What’s the link between?

So it is pretty sad to see how the old fashion habits of the advertising are still  post-communist man-men version, I see how people with colossal potential are misusing their resources by switching to politics.

I have spoken about the importance of “customer care / customer cure” and how the communication ecosystem needs to redeem itself for all those years when advertising was often equal with half-truth well told.

We need to bring love and intimacy between brands and people. Using the emotional intelligence frequency is the natural thing to do. In business school, we learn how to read graphics and reports and about the importance of increasing sales, but no one is teaching about the art of loving your consumer, and this is key for any successful business nowadays.

While in advertising, some people still thrive to impress their peers, creativity is focusing on intelligently solving a business problem, while improving people’s lives, serving society and its evolution.

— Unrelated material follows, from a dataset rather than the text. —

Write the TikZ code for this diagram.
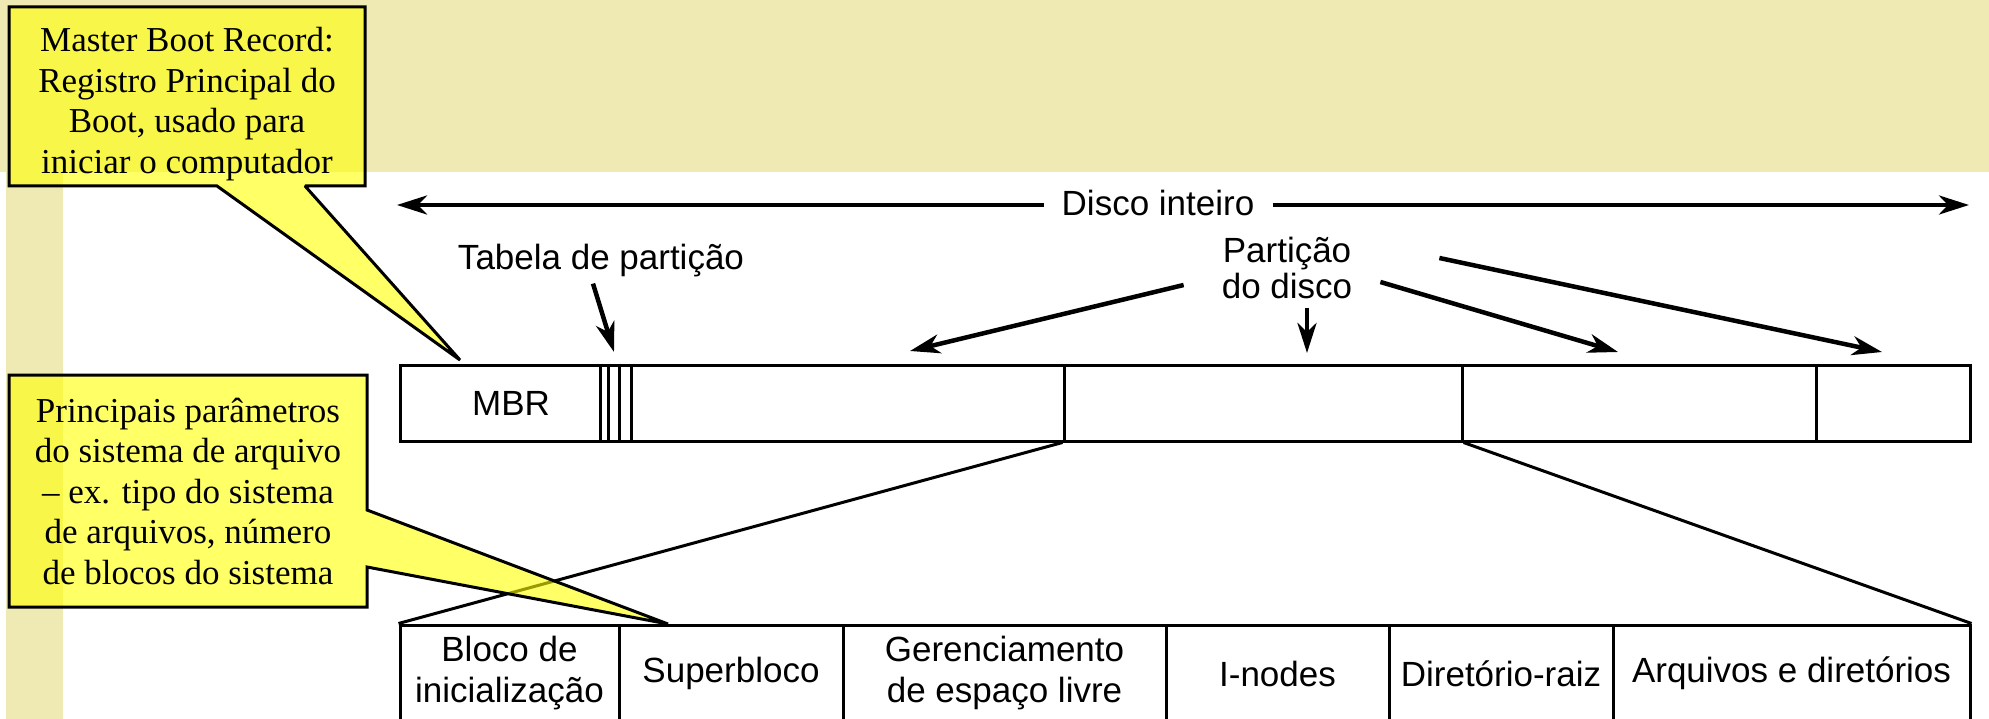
\documentclass[tikz,border=0pt]{standalone}
\usepackage{fontspec}
\setmainfont{Liberation Serif}
\newfontfamily\sansfam{Liberation Sans}
\usetikzlibrary{arrows.meta,calc}
\definecolor{beige}{RGB}{239,234,180}
\definecolor{noteyellow}{RGB}{255,255,0}
\begin{document}
\begin{tikzpicture}[x=1pt,y=-1pt,
  seg/.style={draw, line width=3pt, rectangle, inner sep=0pt, minimum height=76pt},
  fsbox/.style={draw, line width=3pt, rectangle, inner sep=0pt, minimum height=97pt,
    font=\sansfam\fontsize{35}{41}\selectfont, align=center},
  lbl/.style={font=\sansfam\fontsize{35}{36}\selectfont, inner sep=0pt},
  notetext/.style={font=\fontsize{35}{40.5}\selectfont, align=center, inner sep=0pt},
  note/.style={fill=noteyellow, fill opacity=0.6, draw=black, line width=3pt,
    line join=miter, miter limit=2},
  arr/.style={line width=4.5pt, -{Stealth[length=30pt,width=19pt,inset=9pt]}},
  link/.style={line width=3pt}
]
\useasboundingbox (0,0) rectangle (1989,719);
\clip (0,0) rectangle (1989,719);
% background
\fill[beige] (0,0) rectangle (1989,172);
\fill[beige] (6,172) rectangle (63,719);

% whole disk bar
\node[seg, minimum width=200pt] (mbr) at (500,403) {};
\node[lbl, anchor=base] (mbrtext) at (511,415) {MBR};
\node[seg, minimum width=31pt] (ptab) at (615.5,403) {};
\draw[line width=3pt] ([xshift=10.3pt]ptab.north west) -- ([xshift=10.3pt]ptab.south west);
\draw[line width=3pt] ([xshift=20.6pt]ptab.north west) -- ([xshift=20.6pt]ptab.south west);
\node[seg, minimum width=433pt] (p1) at (847.5,403) {};
\node[seg, minimum width=398pt] (p2) at (1263,403) {};
\node[seg, minimum width=354pt] (p3) at (1639,403) {};
\node[seg, minimum width=154pt] (p4) at (1893,403) {};

% file system layout
\node[fsbox, minimum width=219pt] (b1) at (509.5,673.5) {Bloco de\\inicialização};
\node[fsbox, minimum width=224pt] (b2) at (731,673.5) {Superbloco};
\node[fsbox, minimum width=323pt] (b3) at (1004.5,673.5) {Gerenciamento\\de espaço livre};
\node[fsbox, minimum width=223pt] (b4) at (1277.5,673.5) {I-nodes};
\node[fsbox, minimum width=224pt] (b5) at (1501,673.5) {Diretório-raiz};
\node[fsbox, minimum width=357pt] (b6) at (1791.5,673.5) {Arquivos e diretórios};

\draw[link] (p2.south west) -- (b1.north west);
\draw[link] (p2.south east) -- (b6.north east);

% labels and arrows
\coordinate (dl) at (397,205);
\coordinate (dr) at (1969,205);
\node[lbl, anchor=base, inner xsep=18pt] (disco) at (1158,216) {Disco inteiro};
\draw[arr] (disco.west |- dl) -- (dl);
\draw[arr] (disco.east |- dr) -- (dr);

\node[lbl, anchor=base] (tabela) at (601,270) {Tabela de partição};
\coordinate (tabtip) at (614,352);
\draw[arr] ($(tabela.south)+(-8,6)$) -- (tabtip);

\node[lbl, align=center] (part) at (1287,267.5) {Partição\\do disco};
\coordinate (tip1) at (910,351);
\coordinate (tip2) at (1307,353);
\coordinate (tip3) at (1618,352);
\coordinate (tip4) at (1882,352);
\draw[arr] ($(part.west)+(-38,17.5)$) -- (tip1);
\draw[arr] ($(part.south -| tip2)+(0,9)$) -- (tip2);
\draw[arr] ($(part.east)+(28,14.5)$) -- (tip3);
\draw[arr] ($(part.east)+(87,-9.5)$) -- (tip4);

% callouts
\coordinate (mbrtip) at (460,360);
\filldraw[note] (9,7) -- (365,7) -- (365,186) -- (305,186) -- (mbrtip) -- (217,186) -- (9,186) -- cycle;
\node[notetext] (note1) at (187,104) {Master Boot Record:\\Registro Principal do\\Boot, usado para\\iniciar o computador};

\coordinate (sbtip) at (668,624);
\filldraw[note] (9,375) -- (367,375) -- (367,510) -- (sbtip) -- (367,567) -- (367,607) -- (9,607) -- cycle;
\node[notetext] (note2) at (188,491) {Principais parâmetros\\do sistema de arquivo\\– ex. tipo do sistema\\de arquivos, número\\de blocos do sistema};
\end{tikzpicture}
\end{document}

Design thinking with a soft spot for efficient simplicity, intelligent collaborative branding and technology can literally give the power to do so. But to deliver that, we need to rewire our brains and treat the audiences less like our puppets and more like our peers. The awards are not the goal, but the consequence of emotional intelligence and smart approach put to work.

“Humour is fundamental,” Teo thinks. Her presentation was illustrated, as a metaphor, with rare, funny case studies and films not to be found on Vimeo or YouTube, therefore celebrating her 18 years of festival hunting and creative travels around the globe.